Because they are tearing this damn city apart.

The last two days all of Chile had to endure not only barricades in their transportation systems and massive marches and protests throughout the country, it had to endure fires in the streets, rocks and molotov cocktails being thrown at buses and into store windows, churches being burned, gunfire and tear gas.  The city's resources in terms of police and fire departments were taxed to the maximum all by people who want the government to just hand them a big pile of money???  Stores were looted by workers on strike over unfair conditions.  Does anyone else recognize the painful irony there?  And who is this all affecting?  Sebastian Piñera, the president of Chile, is sitting comfortably in his office in La Moneda while the people the protesters really hurt are their neighbors, co-workers and friends.
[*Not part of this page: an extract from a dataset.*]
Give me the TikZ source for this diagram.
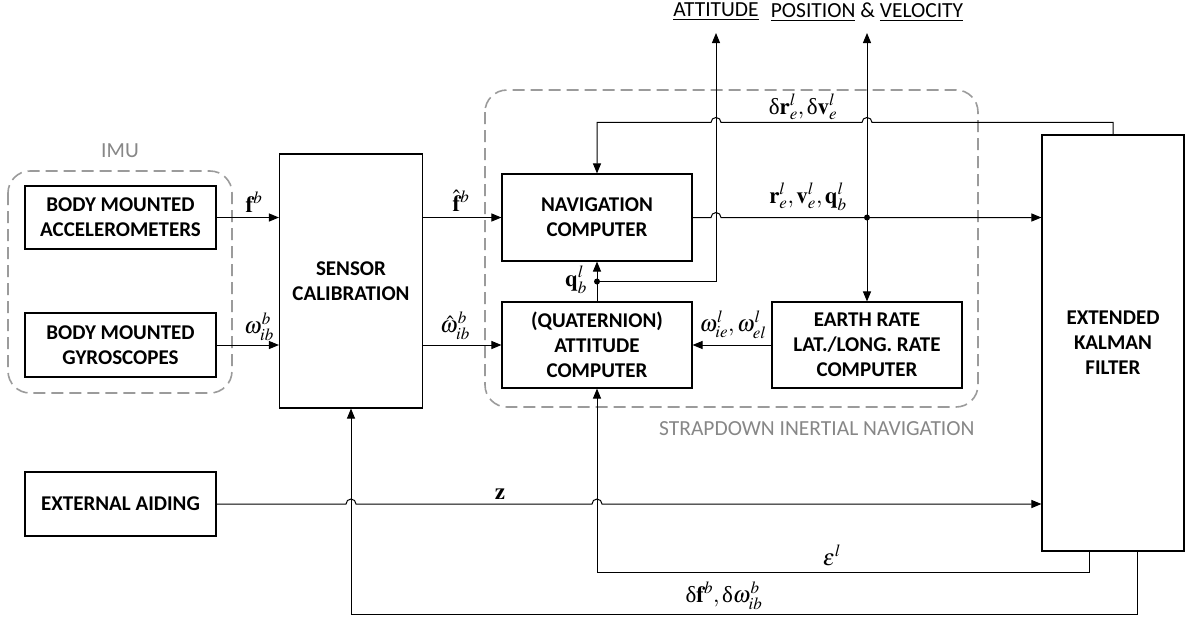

People here have the right to protest.  They have the right to be pissed off.  They have the right to stand up for what they believe in.  But where does anyone get off behaving like this?  I know that the whole movement isn't comprised of violent people, and a number of people who believe in the cause have been recorded as saying that they are ashamed by the way some of their compatriots have been acting.  My heart goes out to them.  My heart goes out to anyone who feels downtrodden by their government, who can't afford a decent education, who works in unsafe and unfair conditions.  My heart will never go out to someone who is stupid enough to believe that the answer to all of that is to set a church on fire.
"Violence in the hands of the people isn't violence, it's justice!"
Lady, you must be out yo' damn mind. 

1 comment:

  1. I thought the protests are about much more than free education, like labor rights, economic policies, and a rewriting of the constitution that was rewritten under Pinochet.